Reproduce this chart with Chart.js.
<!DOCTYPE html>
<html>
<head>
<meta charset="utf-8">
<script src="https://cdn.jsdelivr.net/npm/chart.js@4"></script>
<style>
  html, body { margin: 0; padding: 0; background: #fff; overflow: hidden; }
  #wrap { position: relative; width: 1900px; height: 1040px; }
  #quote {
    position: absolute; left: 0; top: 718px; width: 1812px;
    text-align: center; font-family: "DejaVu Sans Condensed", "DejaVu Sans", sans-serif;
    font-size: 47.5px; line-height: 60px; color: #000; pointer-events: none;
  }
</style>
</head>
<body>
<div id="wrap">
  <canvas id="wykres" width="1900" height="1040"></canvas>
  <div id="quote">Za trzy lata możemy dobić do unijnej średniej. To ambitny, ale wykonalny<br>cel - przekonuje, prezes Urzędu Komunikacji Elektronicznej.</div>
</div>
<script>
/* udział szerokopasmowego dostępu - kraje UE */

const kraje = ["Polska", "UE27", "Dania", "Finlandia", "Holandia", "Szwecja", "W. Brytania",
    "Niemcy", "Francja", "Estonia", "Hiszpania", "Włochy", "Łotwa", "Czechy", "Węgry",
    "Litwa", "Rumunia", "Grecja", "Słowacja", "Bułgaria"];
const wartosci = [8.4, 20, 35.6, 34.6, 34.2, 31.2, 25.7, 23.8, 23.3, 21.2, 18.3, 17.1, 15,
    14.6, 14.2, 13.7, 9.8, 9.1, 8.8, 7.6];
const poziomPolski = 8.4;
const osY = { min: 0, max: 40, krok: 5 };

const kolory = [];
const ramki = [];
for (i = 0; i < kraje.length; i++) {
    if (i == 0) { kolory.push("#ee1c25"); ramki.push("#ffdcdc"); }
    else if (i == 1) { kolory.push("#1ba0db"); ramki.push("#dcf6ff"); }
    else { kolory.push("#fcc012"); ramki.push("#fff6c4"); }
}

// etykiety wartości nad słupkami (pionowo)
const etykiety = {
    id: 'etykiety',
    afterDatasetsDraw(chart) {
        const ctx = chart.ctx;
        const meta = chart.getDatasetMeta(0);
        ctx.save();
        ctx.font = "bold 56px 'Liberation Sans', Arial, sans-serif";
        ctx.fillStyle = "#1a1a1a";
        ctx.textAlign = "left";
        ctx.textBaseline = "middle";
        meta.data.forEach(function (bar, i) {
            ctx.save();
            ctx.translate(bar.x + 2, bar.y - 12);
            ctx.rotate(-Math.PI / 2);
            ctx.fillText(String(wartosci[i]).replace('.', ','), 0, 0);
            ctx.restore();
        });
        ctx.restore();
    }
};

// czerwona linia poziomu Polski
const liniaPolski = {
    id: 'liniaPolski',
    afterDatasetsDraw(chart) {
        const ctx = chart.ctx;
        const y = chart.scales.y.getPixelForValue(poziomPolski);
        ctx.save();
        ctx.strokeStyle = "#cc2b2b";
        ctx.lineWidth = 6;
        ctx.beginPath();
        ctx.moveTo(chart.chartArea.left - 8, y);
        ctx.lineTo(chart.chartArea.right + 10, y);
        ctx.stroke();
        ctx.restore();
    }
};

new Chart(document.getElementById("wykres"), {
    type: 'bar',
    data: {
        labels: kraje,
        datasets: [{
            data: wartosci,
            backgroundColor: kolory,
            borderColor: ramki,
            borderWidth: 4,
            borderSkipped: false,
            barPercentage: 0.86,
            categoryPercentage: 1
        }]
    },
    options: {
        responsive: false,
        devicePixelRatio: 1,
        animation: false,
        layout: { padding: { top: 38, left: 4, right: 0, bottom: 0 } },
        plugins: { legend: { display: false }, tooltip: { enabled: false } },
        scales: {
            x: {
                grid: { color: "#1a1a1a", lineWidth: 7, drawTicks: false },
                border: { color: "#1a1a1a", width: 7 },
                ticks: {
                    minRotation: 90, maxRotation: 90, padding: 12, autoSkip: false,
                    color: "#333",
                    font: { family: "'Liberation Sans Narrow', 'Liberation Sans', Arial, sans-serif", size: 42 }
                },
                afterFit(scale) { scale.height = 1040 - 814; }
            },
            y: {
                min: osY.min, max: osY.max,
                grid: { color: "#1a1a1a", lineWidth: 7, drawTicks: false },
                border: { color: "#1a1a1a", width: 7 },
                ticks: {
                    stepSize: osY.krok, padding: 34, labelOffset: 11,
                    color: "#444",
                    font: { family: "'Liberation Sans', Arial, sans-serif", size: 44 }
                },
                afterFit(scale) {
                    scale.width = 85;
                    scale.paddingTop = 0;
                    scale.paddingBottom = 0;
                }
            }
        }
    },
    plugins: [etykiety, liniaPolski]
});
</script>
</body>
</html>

- [Exercise brief]
Every line above needs to be retyped exactly.

- [Reply]
Reproduce this chart with Chart.js.
<!DOCTYPE html>
<html>
<head>
<meta charset="utf-8">
<script src="https://cdn.jsdelivr.net/npm/chart.js@4"></script>
<style>
  html, body { margin: 0; padding: 0; background: #fff; overflow: hidden; }
  #wrap { position: relative; width: 1900px; height: 1040px; }
  #quote {
    position: absolute; left: 0; top: 718px; width: 1812px;
    text-align: center; font-family: "DejaVu Sans Condensed", "DejaVu Sans", sans-serif;
    font-size: 47.5px; line-height: 60px; color: #000; pointer-events: none;
  }
</style>
</head>
<body>
<div id="wrap">
  <canvas id="wykres" width="1900" height="1040"></canvas>
  <div id="quote">Za trzy lata możemy dobić do unijnej średniej. To ambitny, ale wykonalny<br>cel - przekonuje, prezes Urzędu Komunikacji Elektronicznej.</div>
</div>
<script>
/* udział szerokopasmowego dostępu - kraje UE */

const kraje = ["Polska", "UE27", "Dania", "Finlandia", "Holandia", "Szwecja", "W. Brytania",
    "Niemcy", "Francja", "Estonia", "Hiszpania", "Włochy", "Łotwa", "Czechy", "Węgry",
    "Litwa", "Rumunia", "Grecja", "Słowacja", "Bułgaria"];
const wartosci = [8.4, 20, 35.6, 34.6, 34.2, 31.2, 25.7, 23.8, 23.3, 21.2, 18.3, 17.1, 15,
    14.6, 14.2, 13.7, 9.8, 9.1, 8.8, 7.6];
const poziomPolski = 8.4;
const osY = { min: 0, max: 40, krok: 5 };

const kolory = [];
const ramki = [];
for (i = 0; i < kraje.length; i++) {
    if (i == 0) { kolory.push("#ee1c25"); ramki.push("#ffdcdc"); }
    else if (i == 1) { kolory.push("#1ba0db"); ramki.push("#dcf6ff"); }
    else { kolory.push("#fcc012"); ramki.push("#fff6c4"); }
}

// etykiety wartości nad słupkami (pionowo)
const etykiety = {
    id: 'etykiety',
    afterDatasetsDraw(chart) {
        const ctx = chart.ctx;
        const meta = chart.getDatasetMeta(0);
        ctx.save();
        ctx.font = "bold 56px 'Liberation Sans', Arial, sans-serif";
        ctx.fillStyle = "#1a1a1a";
        ctx.textAlign = "left";
        ctx.textBaseline = "middle";
        meta.data.forEach(function (bar, i) {
            ctx.save();
            ctx.translate(bar.x + 2, bar.y - 12);
            ctx.rotate(-Math.PI / 2);
            ctx.fillText(String(wartosci[i]).replace('.', ','), 0, 0);
            ctx.restore();
        });
        ctx.restore();
    }
};

// czerwona linia poziomu Polski
const liniaPolski = {
    id: 'liniaPolski',
    afterDatasetsDraw(chart) {
        const ctx = chart.ctx;
        const y = chart.scales.y.getPixelForValue(poziomPolski);
        ctx.save();
        ctx.strokeStyle = "#cc2b2b";
        ctx.lineWidth = 6;
        ctx.beginPath();
        ctx.moveTo(chart.chartArea.left - 8, y);
        ctx.lineTo(chart.chartArea.right + 10, y);
        ctx.stroke();
        ctx.restore();
    }
};

new Chart(document.getElementById("wykres"), {
    type: 'bar',
    data: {
        labels: kraje,
        datasets: [{
            data: wartosci,
            backgroundColor: kolory,
            borderColor: ramki,
            borderWidth: 4,
            borderSkipped: false,
            barPercentage: 0.86,
            categoryPercentage: 1
        }]
    },
    options: {
        responsive: false,
        devicePixelRatio: 1,
        animation: false,
        layout: { padding: { top: 38, left: 4, right: 0, bottom: 0 } },
        plugins: { legend: { display: false }, tooltip: { enabled: false } },
        scales: {
            x: {
                grid: { color: "#1a1a1a", lineWidth: 7, drawTicks: false },
                border: { color: "#1a1a1a", width: 7 },
                ticks: {
                    minRotation: 90, maxRotation: 90, padding: 12, autoSkip: false,
                    color: "#333",
                    font: { family: "'Liberation Sans Narrow', 'Liberation Sans', Arial, sans-serif", size: 42 }
                },
                afterFit(scale) { scale.height = 1040 - 814; }
            },
            y: {
                min: osY.min, max: osY.max,
                grid: { color: "#1a1a1a", lineWidth: 7, drawTicks: false },
                border: { color: "#1a1a1a", width: 7 },
                ticks: {
                    stepSize: osY.krok, padding: 34, labelOffset: 11,
                    color: "#444",
                    font: { family: "'Liberation Sans', Arial, sans-serif", size: 44 }
                },
                afterFit(scale) {
                    scale.width = 85;
                    scale.paddingTop = 0;
                    scale.paddingBottom = 0;
                }
            }
        }
    },
    plugins: [etykiety, liniaPolski]
});
</script>
</body>
</html>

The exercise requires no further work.